I smiled at her, but my stomach was twisting. It happened every time I thought about the trial, the court room, the jury, the TV cameras outside, the media frenzy, for I already knew that was what it would be, knew off by heart the statistics the papers and news bulletins would be full of: seven cases of children left to die in hot cars in a two-year period in France and Belgium; four cases in two years in Israel; thirty-six, on average, every single year in the United States. But rare, so rare in the UK. Rare, until Thea Ashfield got drunk om champagne, and left her baby to die a horrific death. Statistics to shock and sicken, and strike fear into every parent.

Even if I could get through that, somehow survive the shame, the agony of being forced to relive Zander’s death in a roomful of people, people who were all judging me, despising me, what then? What if I went to prison? Despite the reassurances from my barristers, the promise to do their very best to stop that happening, the prospect of jail terrified me. Not for myself so much – although I had no idea how I would bear it, cope with being locked up, maybe for years – but for Nell. How would I survive, knowing that she was out here in the world without me, and bearing the stigma of a mother in prison?

I swallowed hard, my orange, mango and pineapple juice turning to acid in my mouth. Suddenly all I wanted to do was run, to take Nell and go somewhere far, far away where nobody would ever find us. I wouldn’t, of course, though. Because this was all my doing. My fault. And people who did things like I had done have to be punished. It is just how it is.

Now, as I watched Nell back in front of the camera, looking so beautiful and, for now, so happy again, moving with the music, laughing as Mel called out encouragement, my one bright light in this awful darkness, my reason to keep going, to keep working, to keep living, my eyes blurred, a sudden light-headedness making me grope for the wall behind me for support. Oh God, was it happening again?

My breath quickened, that creeping sense of unease not crawling but rushing this time up my spine, and then suddenly, without warning, I was back there. Back in September. Back outside the house, the afternoon sun hot on my neck. Isla and Nell running inside, and me unbuckling Zander’s seat belt, a little unsteady on my feet, but still able to scoop my slumbering baby out of the car and walk up the path with him. Me, putting him gently into his pram in the cool living room, dropping a kiss on his forehead before gratefully sinking onto the nearest sofa …

What?

I gasped out loud, feeling panicky, heart pounding, eyes snapping open now, fixing on Mel and Nell, still happily engrossed in the shoot, oblivious. And then, just as quickly, the picture in my head faded, and I slid down the wall, shaking, sweat beading on my forehead.
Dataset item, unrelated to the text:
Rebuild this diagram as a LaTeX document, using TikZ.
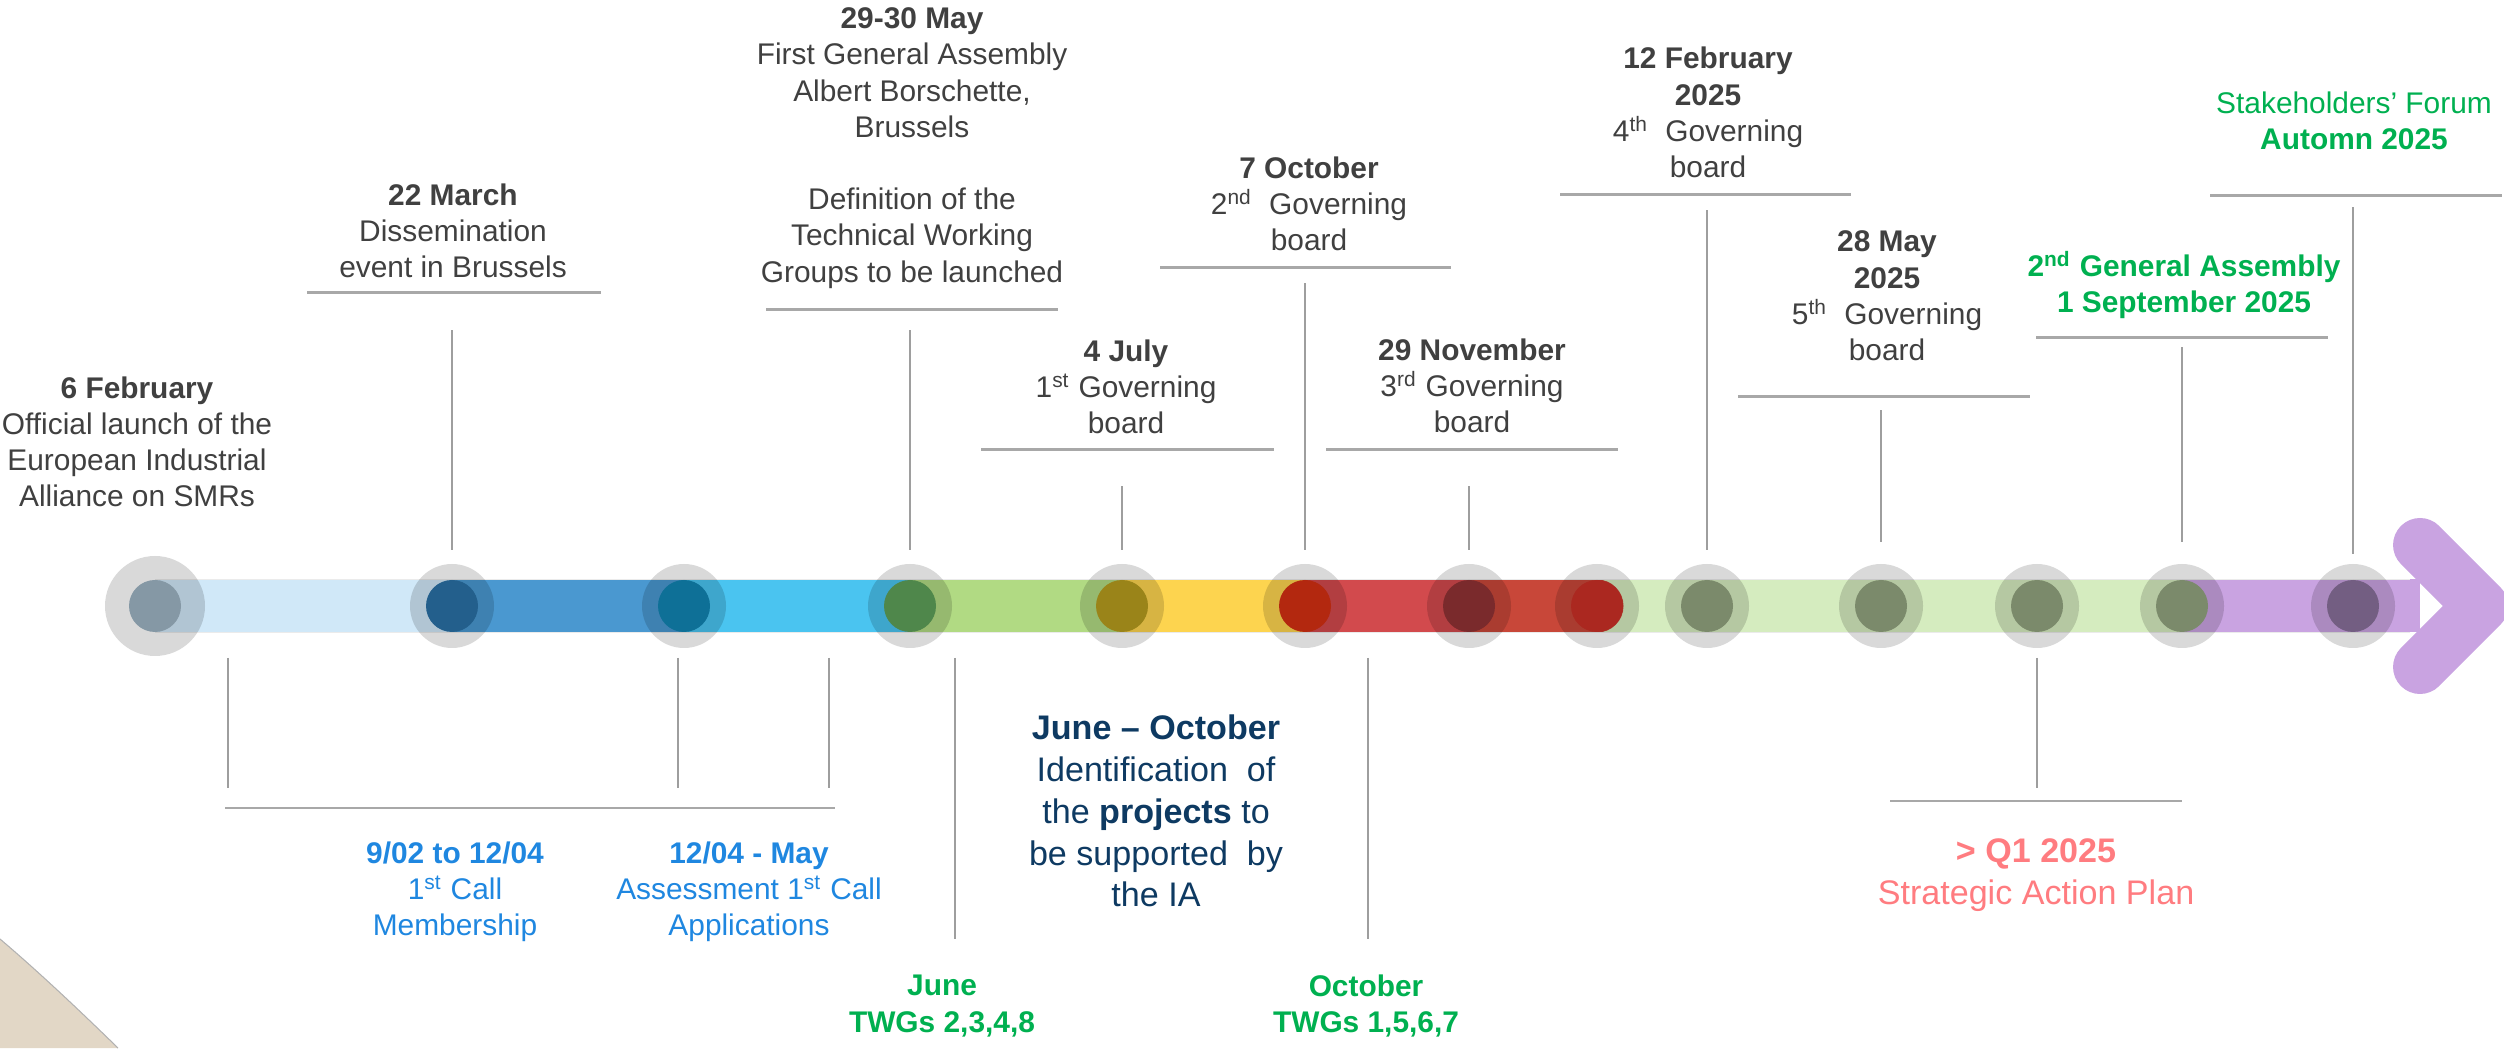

What was going on? What was happening to me? What had that been – my imagination, a hallucination, a memory? Could it actually be a memory, after all this time? But no, it made no sense. That wasn’t what had happened. Was I going mad, then? Or, I thought, wiping a hand shakily across my forehead, could that have been a false memory, wishful thinking, something conjured up by my sick mind? It had to be, hadn’t it? Because it didn’t match, didn’t match at all what happened later, and I clearly remembered that. The screams, the terror. Flora stumbling into the room with Zander limp in her arms and tears running down her face, people shouting out on the street, sirens blaring. I remembered all that with absolute, nightmarish clarity.
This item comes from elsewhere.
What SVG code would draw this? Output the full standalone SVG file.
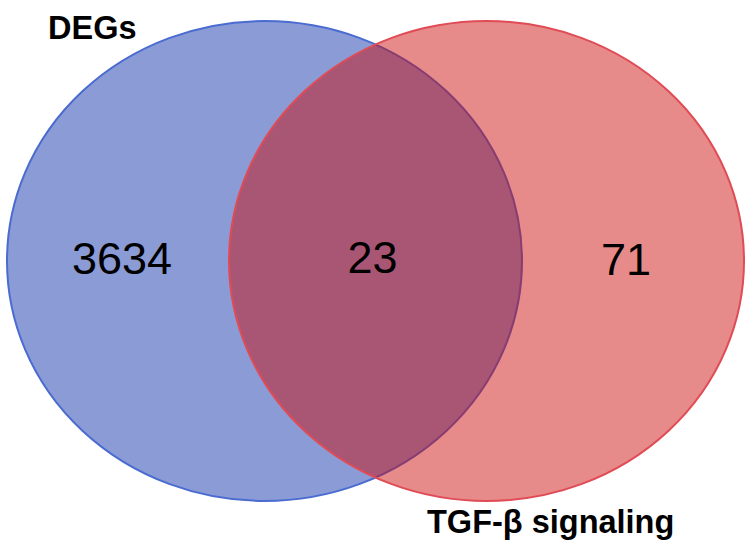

I killed my baby. My son is dead, it was my fault, and I’ll be paying the price forever. So that wasn’t a memory, then. It can’t have been. And yet …
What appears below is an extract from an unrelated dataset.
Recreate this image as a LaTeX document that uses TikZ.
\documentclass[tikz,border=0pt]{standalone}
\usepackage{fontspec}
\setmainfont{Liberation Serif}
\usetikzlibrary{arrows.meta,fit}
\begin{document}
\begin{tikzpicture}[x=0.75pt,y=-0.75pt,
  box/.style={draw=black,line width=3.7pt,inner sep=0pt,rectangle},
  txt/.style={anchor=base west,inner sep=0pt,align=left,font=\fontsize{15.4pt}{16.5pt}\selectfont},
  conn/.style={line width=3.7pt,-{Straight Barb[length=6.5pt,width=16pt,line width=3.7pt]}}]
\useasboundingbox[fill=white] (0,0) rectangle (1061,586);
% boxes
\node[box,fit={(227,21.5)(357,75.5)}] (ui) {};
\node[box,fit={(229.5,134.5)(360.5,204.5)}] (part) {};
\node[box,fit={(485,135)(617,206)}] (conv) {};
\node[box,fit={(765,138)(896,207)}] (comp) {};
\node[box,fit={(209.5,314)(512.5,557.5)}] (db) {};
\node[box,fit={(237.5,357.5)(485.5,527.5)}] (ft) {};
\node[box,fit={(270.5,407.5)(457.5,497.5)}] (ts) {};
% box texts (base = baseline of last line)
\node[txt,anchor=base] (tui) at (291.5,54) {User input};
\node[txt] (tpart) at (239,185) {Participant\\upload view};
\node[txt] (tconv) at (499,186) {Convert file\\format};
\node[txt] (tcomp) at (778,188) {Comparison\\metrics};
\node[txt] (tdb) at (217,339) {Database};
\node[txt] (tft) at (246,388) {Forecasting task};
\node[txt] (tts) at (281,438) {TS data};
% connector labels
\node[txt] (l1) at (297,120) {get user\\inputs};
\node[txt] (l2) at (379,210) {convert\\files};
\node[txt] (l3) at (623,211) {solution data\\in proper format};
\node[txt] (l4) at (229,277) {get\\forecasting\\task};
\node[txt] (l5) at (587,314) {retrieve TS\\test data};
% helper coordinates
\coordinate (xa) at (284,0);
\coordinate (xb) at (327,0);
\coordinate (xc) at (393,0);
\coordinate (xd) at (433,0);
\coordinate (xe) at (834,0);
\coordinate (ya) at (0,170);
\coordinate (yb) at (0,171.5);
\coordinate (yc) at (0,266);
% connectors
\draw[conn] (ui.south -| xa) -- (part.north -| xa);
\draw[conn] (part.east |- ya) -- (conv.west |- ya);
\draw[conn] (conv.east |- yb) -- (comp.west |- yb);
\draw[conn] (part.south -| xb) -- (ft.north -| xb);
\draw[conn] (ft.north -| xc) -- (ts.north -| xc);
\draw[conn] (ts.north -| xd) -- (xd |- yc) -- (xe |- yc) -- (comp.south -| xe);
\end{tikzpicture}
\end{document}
I stood up slowly, my breathing less erratic now, a strange calm descending. I didn’t know why I’d just seen, felt, remembered, imagined, whatever, what I had. But now, I had the strongest feeling, the deepest certainty, that something was definitely wrong. Something was wrong with the way it happened. With the way everyone said it happened. Something was wrong with the way they said my baby died.